I.e., for each request, bandwidth is a function from edges to reals:
if we route the tth request on edges e_1, e_2, e_3 from x_t to y_t,
then usage of e_1 goes up by b_t(e_1), usage of e_2 goes up by
b_t(e_2), usage of e_3 goes up by b_t(e_3) etc. The special case
where there are only two nodes corresponds to the unrelated machines
model, so clearly can't beat O(log m) and pretty surprising that we
can get it. Also nice since we can use these link-dependent usages
to model scenario where our links have different capacities and we're
counting the fraction used, or the case where some requests require a
kind of communication channel only available on parts of the network,
so some edges are just disallowed for those (like restricted machines
model).
Before giving alg, let's try two "strawman" algs.
Strawman #1: route to greedily minimize max congestion. Claim: if
graph is a circle, this can do as badly as Omega(n). all reqs of
bandwidth 1. get (0,1) then (0,1) then (1,2) then (1,2) then ...
Strawman #2: ignore congestion so far, and just route on shortest
path. Claim: can make this do really badly too.
Actual algorithm will combine aspects of each. Alg is a little weird
but simple.
First, to simplify, let's assume final OPT cost (max congestion) is
known. (else will be able to guess and double). Alg will look at
every request in units of OPT. I.e., can think of OPT = 1.
Algorithm defines a "potential" which is sum_e (3/2)^{load on e}.
(so, initially, potential = m.) Given a request, alg greedily routes
it in order to minimize the increase in the potential. That's it!
First question: how to implement this? Ans: Given bandwidth request
b, give each edge e a "length" of
(3/2)^{load on e + b(e)} - (3/2)^{load on e}.
Then we just want to find the shortest path.
What we'll prove is that the final potential at the end of all the
requests will be at most 2m. This means that the max congestion is
at most log_{3/2}(2m). Actually, it's even better than that since
other m-1 edges contribute at least 1, so we get congestion at most
log_{3/2}(m+1).
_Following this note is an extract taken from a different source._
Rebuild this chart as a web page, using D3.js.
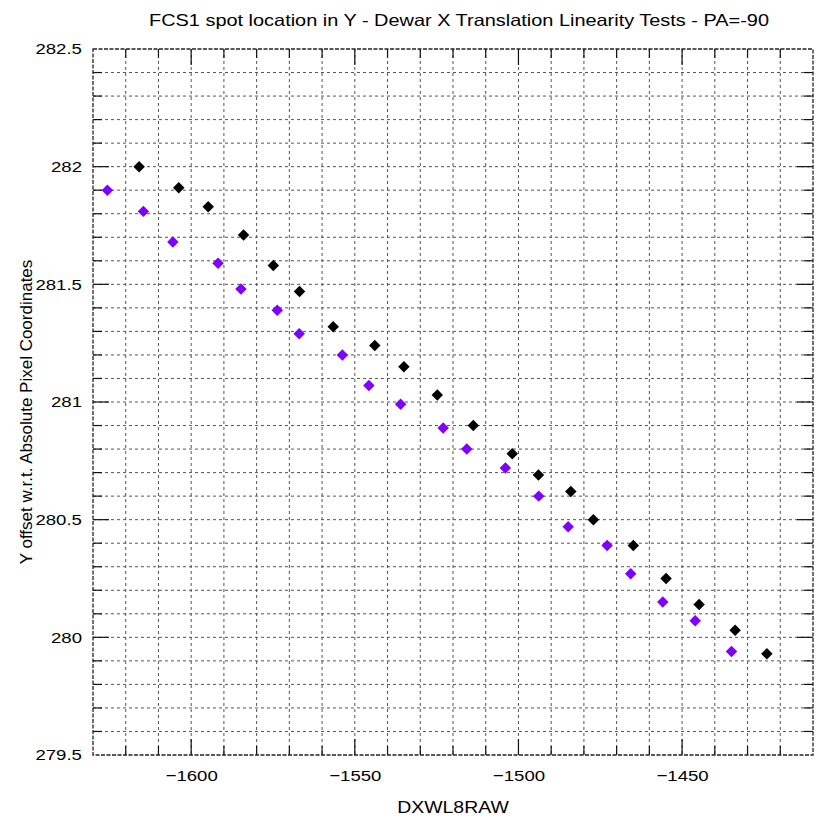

Remember OPT=1 so we get our desired C.R.
We'll prove this by proving that the total *increase* in potential is
at most 1/2 of the final potential.
(I.e., PHI_final - m <= 1/2 PHI_final, which means PHI_final <= 2m)
Let's use t to index time, and say last request is at time T. Say
at time t, *we* use path P_t, and OPT uses P_t*
Total increase in potential is sum_e[(3/2)^{l_T(e)}] - m.
Can rewrite in terms of increase per step as:
sum_t sum_{e in P_t} [(3/2)^{l_{t-1}(e)} ((3/2)^{b_t(e)} - 1)].
Since we were greedy at each step, this is <=
sum_t sum_{e in P_t*}[(3/2)^{l_{t-1}(e)} ((3/2)^{b_t(e)} - 1)].
[Note, this is NOT the same as the total increase by OPT]
Now, we can group by edges instead of grouping by time to get:
sum_e sum_{t:e in P_t*}[(3/2)^{l_{t-1}(e)} ((3/2)^{b_t(e)} - 1)].
We can now simplify in two ways. First of all, l_{t-1}(e) is <=
l_T(e). So if we use this inequality we can pull that term out of
the inner sum. Second, since b_t(e)<=1 (since it's in OPT's path and
OPT's total max congestion is 1) we can use the inequality that
(3/2)^x - 1 <= x/2 for x between 0 and 1 ((draw picture)).
So, this is <=
(1/2) sum_e (3/2)^{l_T(e)} sum_{t:e in P_t*} b_t(e).
Now, we're done because the last term is OPT's congestion on edge e,
and this is at most 1, and the other term is just our final
potential. I.e., all this is <= PHI_final. That's what we wanted!!